Вот я у конца хода. Перемена декорации в те две минуты, что я покинул это место: здесь упал другой снаряд: может быть два, может быть три… во всяком случае столько, что пейзаж серьезно изменился: вместо того, чтобы оканчиваться перед земляной стеною, стеной толщиною в 80 метров, за которою находился неприятель, ход Акаций кончается теперь на краю полудюжины взаимно соприкасающихся воронок, шириной от десяти до тридцати метров, а за ними нет больше ничего: германская траншея, выпотрошенная, как кишка, появляется передо мною без неприятелей. Невозможно угадать, покинули ли эти молодцы свою нору, потому что им так самим захотелось, или 4-й Сводный полк, грубый полк их о том попросил… по-своему.
И вот я… есть или нет, в кустарниках, напротив меня ружья, пулеметы, гранаты, траншейные гаубицы, все, что готово отправить меня в иной мир?.. That is the…[19]
И я, спустив ноги, усаживаюсь на краю воронки, чтобы исследовать вопрос. Впрочем, если бы там было хоть ничтожнейшее из вышеперечисленных орудий, с хоть ничтожнейшим бошем позади, я рисковал бы остаться здесь и просидеть дольше, чем можно бы было подумать… вечность например… Да, я все это очень хорошо знаю, не сомневайтесь в этом. Но я знаю еще лучше, что быть убитым — это было бы для меня в высшей степени все равно…
Все равно? Что я сказал, что я осмелился сказать? Есть чем привести в негодование. В самом деле: я человек, следовательно, черт возьми, я дорожу жизнью! Я даже больше, чем просто человек: довольно молод, завидно здоров, почти богат… (богатство — это, правда, жалкий козырь, но сколько людей считают его самым крупным!), и зовут меня Фаэль де Фольгоэт, и в моем гербе «черный цвет в поперечном разрезе серебряного щита, с кораблем посередине, с черным полумесяцем сверху», а сверху шлем… Благороднее нельзя быть, вы видите. (Сколько людей продали бы отца и мать, чтобы иметь только половину моего серебряного щита с черными поперечными полосами и выставлять его повиднее!). Правда, что я ничего не выставляю, что я даже положил свой герб в кладовую всякого старья: никто не имеет права слишком отставать от своего века. Притом я хотел бы присвоить эпитафию того кардинала, испанского гранда, герцога, князя, примаса обеих Кастилий, министра и королевского любимца, который пожелал почивать всю вечность под медной плитой без всяких украшений и на ней начертал собственной своею рукою: «Hic jacet pulvis cinis et nihi.[20]
Впрочем, ничто мне в этом не мешает.
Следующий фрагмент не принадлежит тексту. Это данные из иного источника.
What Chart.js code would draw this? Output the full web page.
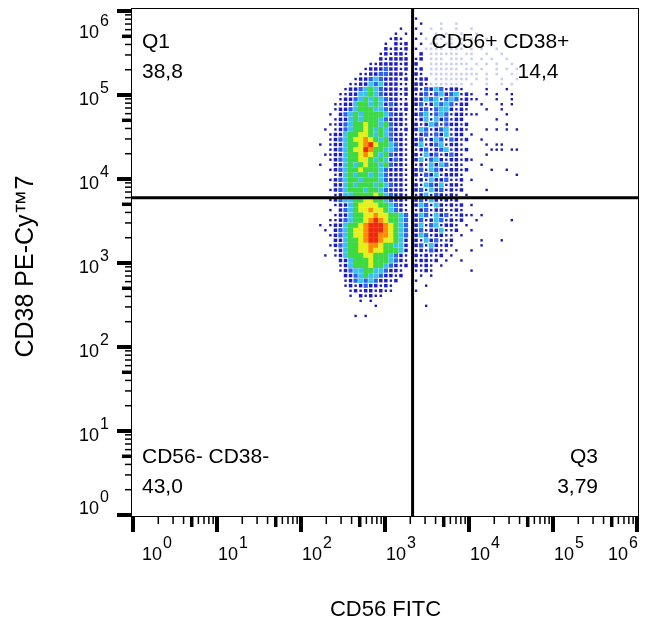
<!DOCTYPE html>
<html>
<head>
  <meta charset="utf-8">
  <script src="https://cdn.jsdelivr.net/npm/chart.js"></script>
  <style>
    body { margin: 0; background: #fff; }
    canvas { display: block; }
  </style>
</head>
<body>
  <canvas id="facsChart" width="649" height="624"></canvas>

  <script>
    // axis ranges, in decades
    const xRangeLog = [-0.012, 6.024];
    const yRangeLog = [-0.024, 6.036];
    const decades = [0, 1, 2, 3, 4, 5, 6];
    const minorSteps = [2, 3, 4, 5, 6, 7, 8, 9];

    const xTitle = 'CD56 FITC';
    const yTitle = 'CD38 PE-Cy\u21227';

    // quadrant gate position
    const gateX = 2130;
    const gateY = 5970;

    // quadrant names and percentages: upper left, upper right, lower left, lower right
    const quadrantNames = ['Q1', 'CD56+ CD38+', 'CD56- CD38-', 'Q3'];
    const quadrantValues = ['38,8', '14,4', '43,0', '3,79'];

    // density map: one char per bin
    // bins are 0.06 decade wide, first bin centre at 10^2.23 (x) and 10^5.97 (y)
    const binStartX = 2.23;
    const binStartY = 5.97;
    const binWidth = 0.06;
    const densityRows = [
      "",
      "                   .",
      "                    .   l  l",
      "                .  .  l l  l  l",
      "               . .  .  l l  l  l",
      "              .b.  . l ll l l l  l",
      "             . b.b  . ll ll l  l  l",
      "             b.b.b . llll lll l l  l",
      "            .b.bb.  b llllll ll  l  l",
      "            b.bbbb .b lll lll l l l  l",
      "          ..bbbb.b b  llllllll l l l  l",
      "         .bbbBbb.b .b llllll ll l  l l l",
      "        ..bbBBbbb. b. llllllllll l l  l",
      "       .bbBcBbbb.b .bb lllllll l l  l  l",
      "      ..bbcBcbbb.. bb.lllllll l  l  l l",
      "     .bbBcgcBbbb.b b.BbcB.bb.    .   .",
      "    ..bbccgcBbbb.b .bB.BcbBc.b.  . .  .",
      "    .bbBcgcgcBbb.. bbcBc.BcB.b..   .  .",
      "   ..bbcggcgcbBb.b bB.bcBcB.bb  .   . .",
      "   .bbBcgggccBbb.b .bB.Bccb.b.   .  .",
      "  . bBcgcggggcBbb. bBc.BcB.bb...     .",
      "   .bbcgcgggcBbbb. .bc.cbB.bb      .",
      "  ..bBcggyggcgBbb. b.bcB.Bbb.b       .",
      " . .bBcggygcgcBb.b bcB.bBc.bb.   . . . .",
      "  .bbcggyygcgcBbb. .bB.Bbc.bb .",
      "  .bBcgyyoygcgBbb. bB.bcB.Bb.b  .",
      ". .bbcggyoryggcBb. bc.bBc.bb.    . ..",
      "  .bBcgyyroggccBb. .bB.bBc.b.b    ... ..",
      " ..bbcggyoygcgBbb. b.cbB.bBb.    .",
      "  .bBcggyygcgcbBb. bc.Bcb.bb.b.",
      ".  bbcgcgyggcgBbb. .b.cbcB.b.   .",
      "  .bBcggygggcBbbb. bB.cBb.bb.b    .  .",
      "   .bcgcggcgcBbbb. b.Bbc.bbb.          .",
      "  .bBcggcgggcBbbb. .b.cbbB..b .",
      "   bbcgcgggcgcBbb. b.cBbc.bb.",
      "  .bBcgggcggcBbbb. bB.cbB.b.b    .",
      "   .bccggggygcBbb. .bc.Bb.b. .",
      "  .bBccggyyggcBbb. bB.cb.b.b",
      "   .bbcgyyyyggcBb. bcB.cb.b.b .",
      "  . bBcgyyoyygcBb. .bB.bb..b.",
      "   .bbcggyyoyyggcB bcB.cbB..b.. .",
      "  ..bBcggyoroyggcB bB.bcB.b.b  .      .",
      ". .bbcggyorrroygcB bc.Bc.bb. .",
      " . bBcgyyorrroygcB bB.bbc..b  .",
      "  .bBcgyyorrooygcB bcB.bb.. .",
      "   bbcggyorroyygcb b.cbB..b     .   .",
      "  .bBcggyyooyggccb bB.cb.b.     .",
      "   .bcggyyoyygggcb .b.Bb.. .  .",
      " . .bcgggyygggcBb. b.b..b .",
      "    bbcgggygggcBb. .bb.b .  .",
      "    .bcgggyggcBb.b b.b. .",
      "    .bBccggccBbb.  ..b.       .",
      "     bbBcgccBbb.b   . .",
      "     .bBcBcBbb.b   .",
      "     .b.bBbb.b.      .",
      "      .b.bb.b..    .",
      "      . b.b..",
      "        . .",
      "           .         .",
      "",
      "       . ."
    ];

    const cellStyles = {
      '.': { color: '#1b1ba8', radius: 1.7 },
      'l': { color: '#c9cfee', radius: 1.8 },
      'b': { color: '#1c1cc9', radius: 2.45 },
      'B': { color: '#2c62f2', radius: 3.0 },
      'c': { color: '#3cc3ea', radius: 3.4 },
      'g': { color: '#3ed944', radius: 3.7 },
      'y': { color: '#e6ee1c', radius: 3.7 },
      'o': { color: '#ff8a05', radius: 3.7 },
      'r': { color: '#ee2a0c', radius: 3.7 }
    };

    const FONT = "'Liberation Sans', Arial, sans-serif";

    const xMin = Math.pow(10, xRangeLog[0]);
    const xMax = Math.pow(10, xRangeLog[1]);
    const yMin = Math.pow(10, yRangeLog[0]);
    const yMax = Math.pow(10, yRangeLog[1]);

    // turn the density map into one scatter dataset per colour level
    const cellPoints = {};
    Object.keys(cellStyles).forEach(k => { cellPoints[k] = []; });
    densityRows.forEach((row, j) => {
      for (let i = 0; i < row.length; i++) {
        const ch = row[i];
        if (!cellPoints[ch]) continue;
        cellPoints[ch].push({
          x: Math.pow(10, binStartX + i * binWidth),
          y: Math.pow(10, binStartY - j * binWidth)
        });
      }
    });

    const densitySets = Object.keys(cellStyles).map(k => ({
      label: 'density ' + k,
      data: cellPoints[k],
      pointStyle: 'rect',
      pointRadius: cellStyles[k].radius,
      pointBackgroundColor: cellStyles[k].color,
      pointBorderWidth: 0
    }));

    const gateLines = [
      { type: 'line', label: 'gate x', data: [{ x: gateX, y: yMin }, { x: gateX, y: yMax }] },
      { type: 'line', label: 'gate y', data: [{ x: xMin, y: gateY }, { x: xMax, y: gateY }] }
    ].map(d => Object.assign(d, {
      borderColor: '#000', borderWidth: 3, pointRadius: 0, showLine: true
    }));

    function drawPower(ctx, exp, x, baseline, align) {
      const baseFont = '18px ' + FONT;
      const supFont = '16px ' + FONT;
      ctx.font = baseFont;
      const wBase = ctx.measureText('10').width;
      ctx.font = supFont;
      const wExp = ctx.measureText(String(exp)).width;
      const left = align === 'right' ? x - wBase - wExp - 1 : x;
      ctx.textAlign = 'left';
      ctx.font = baseFont;
      ctx.fillText('10', left, baseline);
      ctx.font = supFont;
      ctx.fillText(String(exp), left + wBase + 1, baseline - 12);
    }

    const facsAxes = {
      id: 'facsAxes',
      afterDraw(chart) {
        const { ctx, chartArea: a } = chart;
        const xs = chart.scales.x;
        const ys = chart.scales.y;
        ctx.save();
        ctx.fillStyle = '#000';
        ctx.strokeStyle = '#000';
        ctx.lineWidth = 1;
        ctx.strokeRect(a.left - 0.5, a.top + 0.5, a.width, a.height - 1);

        // tick marks
        const tickX = (v, len, w) => {
          const px = xs.getPixelForValue(v);
          ctx.fillRect(px - w / 2, a.bottom, w, len);
        };
        const tickY = (v, len, w) => {
          const py = ys.getPixelForValue(v);
          ctx.fillRect(a.left - len, py - w / 2, len, w);
        };
        decades.forEach(d => {
          const base = Math.pow(10, d);
          tickX(base, 15, 4);
          tickY(base, 15, 4);
          if (d === decades[decades.length - 1]) return;
          minorSteps.forEach(m => {
            const five = m === 5;
            tickX(m * base, five ? 10 : 7, five ? 3.5 : 1.5);
            tickY(m * base, five ? 10 : 7, five ? 3.5 : 1.5);
          });
        });

        // tick labels
        ctx.textBaseline = 'alphabetic';
        decades.forEach((d, i) => {
          const v = Math.pow(10, d);
          const px = xs.getPixelForValue(v);
          if (i === 0) drawPower(ctx, d, a.left + 10, 560, 'left');
          else if (i === decades.length - 1) drawPower(ctx, d, px + 1, 560, 'right');
          else drawPower(ctx, d, px + 1, 560, 'left');

          const py = ys.getPixelForValue(v);
          let baseline = py + 10;
          if (i === 0) baseline = a.bottom - 3;
          if (i === decades.length - 1) baseline = a.top + 30;
          drawPower(ctx, d, a.left - 23, baseline, 'right');
        });

        // axis titles
        ctx.font = '22px ' + FONT;
        ctx.textAlign = 'center';
        ctx.fillText(xTitle, (a.left + a.right) / 2, 616);
        ctx.save();
        ctx.font = '25px ' + FONT;
        ctx.translate(33, (a.top + a.bottom) / 2 + 4);
        ctx.rotate(-Math.PI / 2);
        ctx.fillText(yTitle, 0, 0);
        ctx.restore();

        // quadrant labels
        const gx = xs.getPixelForValue(gateX);
        ctx.font = '21px ' + FONT;
        ctx.textAlign = 'left';
        ctx.fillText(quadrantNames[0], a.left + 10, a.top + 40);
        ctx.fillText(quadrantValues[0], a.left + 10, a.top + 70);
        ctx.fillText(quadrantNames[1], gx + 19, a.top + 40);
        ctx.fillText(quadrantValues[1], gx + 105, a.top + 70);
        ctx.fillText(quadrantNames[2], a.left + 10, a.bottom - 54);
        ctx.fillText(quadrantValues[2], a.left + 10, a.bottom - 24);
        ctx.textAlign = 'right';
        ctx.fillText(quadrantNames[3], a.right - 41, a.bottom - 54);
        ctx.fillText(quadrantValues[3], a.right - 41, a.bottom - 24);
        ctx.restore();
      }
    };

    new Chart(document.getElementById('facsChart'), {
      type: 'scatter',
      data: { datasets: gateLines.concat(densitySets) },
      options: {
        responsive: false,
        animation: false,
        devicePixelRatio: 1,
        layout: { padding: { left: 132, top: 8, right: 10, bottom: 107 } },
        plugins: {
          legend: { display: false },
          tooltip: { enabled: false }
        },
        scales: {
          x: { type: 'logarithmic', min: xMin, max: xMax, display: false },
          y: { type: 'logarithmic', min: yMin, max: yMax, display: false }
        }
      },
      plugins: [facsAxes]
    });
  </script>
</body>
</html>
Итак, вполне доказано, что я самый счастливый человек.
И я должен цепко держаться за жизнь…
Да, но… я все-таки не дорожу ею… или, скорее, не дорожу ею больше. Вот уже три года, как меня начало тошнить от жизни, и теперь эта тошнота переходит в потерю всякого вкуса.
Я уже вам говорил все это. Я старею, я повторяю одно и то же. Я вам сказал, как я опускаюсь; я вам сказал, как сильно жажду я смерти. Я вам сказал о вероятных причинах этого изнеможения, которое обращает меня в прах раньше, чем я перестал жить… или иметь вид живого человека. Причины? Во-первых, госпожа Фламэй, причина интимная и тайная… (тайная?). Война — причина общая и бьющая в глаза: зловещая волшебная палочка колдуна, который любит превращать детей в мужчин, мужчин в стариков или в трупы.
Я даже признался вам в моем последнем удовольствии, болезненном, если это — удовольствие: в философствовании. Итак, я еще раз философствую здесь, свесив ноги и махая руками, и копаюсь глазами и биноклем в остатках бошской траншеи и дальше за ней, в густых кустах, пощаженных пушкой.
Я копаюсь с самой преступной небрежностью… Очевидно, как циклон по океану, проходит эта война по свету: позади нее, как позади него, ничего не остается, и даже трава не растет больше.